● MATERIAL
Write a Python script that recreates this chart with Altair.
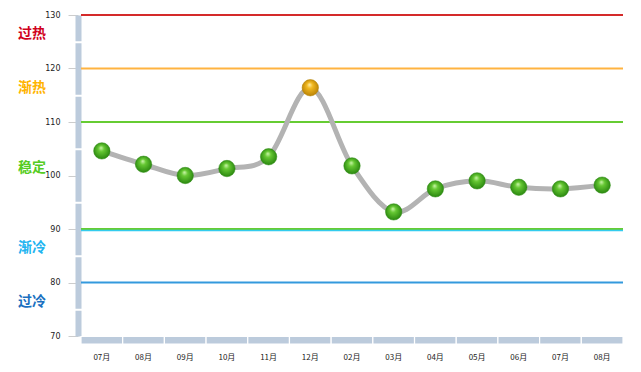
import altair as alt
import pandas as pd

months = ["07月", "08月", "09月", "10月", "11月", "12月", "02月", "03月", "04月", "05月", "06月", "07月 ", "08月 "]
month_labels = ["07月", "08月", "09月", "10月", "11月", "12月", "02月", "03月", "04月", "05月", "06月", "07月", "08月"]
values = [104.6, 102.1, 100.0, 101.3, 103.5, 116.4, 101.8, 93.2, 97.5, 99.0, 97.8, 97.5, 98.2]

level_values = [130, 120, 110, 90, 80]
level_colors = ["#d42a2a", "#ffb340", "#66cc33", "#66cc33", "#3399dd"]

zone_names = ["过热", "渐热", "稳定", "渐冷", "过冷"]
zone_pos = [126.4, 116.4, 101.4, 86.4, 76.4]
zone_colors = ["#d0021b", "#ffb400", "#55cc22", "#22b4f0", "#1a70c0"]

df = pd.DataFrame({"month": months, "label": month_labels, "value": values})
levels = pd.DataFrame({"y": level_values, "c": level_colors})
zones = pd.DataFrame({"name": zone_names, "y": zone_pos, "c": zone_colors})

W, H = 542, 321
label_expr = "replace(datum.label, ' ', '')"

yscale = alt.Scale(domain=[70, 130], nice=False, zero=False)
xscale = alt.Scale(domain=months, paddingInner=0, paddingOuter=0)

base = alt.Chart(df)

xbar = base.mark_rect(color="#bccbdc", stroke="white", strokeWidth=1.2, clip=False).encode(
    x=alt.X("month:N", scale=xscale, sort=None,
            axis=alt.Axis(title=None, labelExpr=label_expr, domain=False, ticks=False,
                          labelPadding=17, labelFontSize=8, labelColor="#222", labelAngle=0,
                          labelFont="Noto Sans CJK SC")),
    y=alt.value(H + 0.5), y2=alt.value(H + 8),
)

line = base.mark_line(interpolate="cardinal", color="#b3b3b3", strokeWidth=5, strokeCap="round").encode(
    x=alt.X("month:N", scale=xscale, sort=None),
    y=alt.Y("value:Q", scale=yscale,
            axis=alt.Axis(title=None, values=[70, 80, 90, 100, 110, 120, 130], grid=False,
                          domainColor="#bccbdc", domainWidth=6, domainDash=[51.5, 2],
                          domainDashOffset=25.75, offset=3, tickColor="#cccccc", tickSize=10,
                          labelPadding=8, labelFontSize=8, labelColor="#222", labelFont="DejaVu Sans")),
)

rules = alt.Chart(levels).mark_rule(strokeWidth=2).encode(
    y=alt.Y("y:Q", scale=yscale), color=alt.Color("c:N", scale=None)
)
cyan = alt.Chart(pd.DataFrame({"y": [90]})).mark_rule(strokeWidth=1.5, color="#33ccee", yOffset=1.5).encode(
    y=alt.Y("y:Q", scale=yscale)
)

green_grad = alt.RadialGradient(
    gradient="radial", x1=0.45, y1=0.3, x2=0.5, y2=0.5, r1=0, r2=0.6,
    stops=[alt.GradientStop(offset=0, color="#d0f7b0"), alt.GradientStop(offset=0.3, color="#66c833"),
           alt.GradientStop(offset=1, color="#1e7a08")])
gold_grad = alt.RadialGradient(
    gradient="radial", x1=0.45, y1=0.3, x2=0.5, y2=0.5, r1=0, r2=0.6,
    stops=[alt.GradientStop(offset=0, color="#fff2b0"), alt.GradientStop(offset=0.3, color="#f2ba22"),
           alt.GradientStop(offset=1, color="#b07800")])

pts_g = base.transform_filter("datum.value <= 110").mark_point(
    shape="circle", filled=True, size=270, fill=green_grad, opacity=1, stroke="#2a8a10", strokeWidth=0.5
).encode(x=alt.X("month:N", scale=xscale, sort=None), y=alt.Y("value:Q", scale=yscale))
pts_o = base.transform_filter("datum.value > 110").mark_point(
    shape="circle", filled=True, size=270, fill=gold_grad, opacity=1, stroke="#b08000", strokeWidth=0.5
).encode(x=alt.X("month:N", scale=xscale, sort=None), y=alt.Y("value:Q", scale=yscale))

zone_text = alt.Chart(zones).mark_text(
    font="Noto Sans CJK SC", fontSize=14, fontWeight="bold", align="center", baseline="middle", clip=False
).encode(x=alt.value(-49), y=alt.Y("y:Q", scale=yscale), text="name:N", color=alt.Color("c:N", scale=None))

chart = alt.layer(xbar, rules, cyan, line, pts_g, pts_o, zone_text).properties(
    width=W, height=H,
    autosize=alt.AutoSizeParams(type="none"),
    padding={"left": 81, "top": 15, "right": 18, "bottom": 36},
    background="white",
).configure_view(stroke=None)

chart.save("out.html", embed_options={"renderer": "svg", "actions": False})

● WHAT YOU ARE ASKED TO DO
The listing above needs to be output again exactly. Don't include the pictures.

● COMPLETE ANSWER
Write a Python script that recreates this chart with Altair.
import altair as alt
import pandas as pd

months = ["07月", "08月", "09月", "10月", "11月", "12月", "02月", "03月", "04月", "05月", "06月", "07月 ", "08月 "]
month_labels = ["07月", "08月", "09月", "10月", "11月", "12月", "02月", "03月", "04月", "05月", "06月", "07月", "08月"]
values = [104.6, 102.1, 100.0, 101.3, 103.5, 116.4, 101.8, 93.2, 97.5, 99.0, 97.8, 97.5, 98.2]

level_values = [130, 120, 110, 90, 80]
level_colors = ["#d42a2a", "#ffb340", "#66cc33", "#66cc33", "#3399dd"]

zone_names = ["过热", "渐热", "稳定", "渐冷", "过冷"]
zone_pos = [126.4, 116.4, 101.4, 86.4, 76.4]
zone_colors = ["#d0021b", "#ffb400", "#55cc22", "#22b4f0", "#1a70c0"]

df = pd.DataFrame({"month": months, "label": month_labels, "value": values})
levels = pd.DataFrame({"y": level_values, "c": level_colors})
zones = pd.DataFrame({"name": zone_names, "y": zone_pos, "c": zone_colors})

W, H = 542, 321
label_expr = "replace(datum.label, ' ', '')"

yscale = alt.Scale(domain=[70, 130], nice=False, zero=False)
xscale = alt.Scale(domain=months, paddingInner=0, paddingOuter=0)

base = alt.Chart(df)

xbar = base.mark_rect(color="#bccbdc", stroke="white", strokeWidth=1.2, clip=False).encode(
    x=alt.X("month:N", scale=xscale, sort=None,
            axis=alt.Axis(title=None, labelExpr=label_expr, domain=False, ticks=False,
                          labelPadding=17, labelFontSize=8, labelColor="#222", labelAngle=0,
                          labelFont="Noto Sans CJK SC")),
    y=alt.value(H + 0.5), y2=alt.value(H + 8),
)

line = base.mark_line(interpolate="cardinal", color="#b3b3b3", strokeWidth=5, strokeCap="round").encode(
    x=alt.X("month:N", scale=xscale, sort=None),
    y=alt.Y("value:Q", scale=yscale,
            axis=alt.Axis(title=None, values=[70, 80, 90, 100, 110, 120, 130], grid=False,
                          domainColor="#bccbdc", domainWidth=6, domainDash=[51.5, 2],
                          domainDashOffset=25.75, offset=3, tickColor="#cccccc", tickSize=10,
                          labelPadding=8, labelFontSize=8, labelColor="#222", labelFont="DejaVu Sans")),
)

rules = alt.Chart(levels).mark_rule(strokeWidth=2).encode(
    y=alt.Y("y:Q", scale=yscale), color=alt.Color("c:N", scale=None)
)
cyan = alt.Chart(pd.DataFrame({"y": [90]})).mark_rule(strokeWidth=1.5, color="#33ccee", yOffset=1.5).encode(
    y=alt.Y("y:Q", scale=yscale)
)

green_grad = alt.RadialGradient(
    gradient="radial", x1=0.45, y1=0.3, x2=0.5, y2=0.5, r1=0, r2=0.6,
    stops=[alt.GradientStop(offset=0, color="#d0f7b0"), alt.GradientStop(offset=0.3, color="#66c833"),
           alt.GradientStop(offset=1, color="#1e7a08")])
gold_grad = alt.RadialGradient(
    gradient="radial", x1=0.45, y1=0.3, x2=0.5, y2=0.5, r1=0, r2=0.6,
    stops=[alt.GradientStop(offset=0, color="#fff2b0"), alt.GradientStop(offset=0.3, color="#f2ba22"),
           alt.GradientStop(offset=1, color="#b07800")])

pts_g = base.transform_filter("datum.value <= 110").mark_point(
    shape="circle", filled=True, size=270, fill=green_grad, opacity=1, stroke="#2a8a10", strokeWidth=0.5
).encode(x=alt.X("month:N", scale=xscale, sort=None), y=alt.Y("value:Q", scale=yscale))
pts_o = base.transform_filter("datum.value > 110").mark_point(
    shape="circle", filled=True, size=270, fill=gold_grad, opacity=1, stroke="#b08000", strokeWidth=0.5
).encode(x=alt.X("month:N", scale=xscale, sort=None), y=alt.Y("value:Q", scale=yscale))

zone_text = alt.Chart(zones).mark_text(
    font="Noto Sans CJK SC", fontSize=14, fontWeight="bold", align="center", baseline="middle", clip=False
).encode(x=alt.value(-49), y=alt.Y("y:Q", scale=yscale), text="name:N", color=alt.Color("c:N", scale=None))

chart = alt.layer(xbar, rules, cyan, line, pts_g, pts_o, zone_text).properties(
    width=W, height=H,
    autosize=alt.AutoSizeParams(type="none"),
    padding={"left": 81, "top": 15, "right": 18, "bottom": 36},
    background="white",
).configure_view(stroke=None)

chart.save("out.html", embed_options={"renderer": "svg", "actions": False})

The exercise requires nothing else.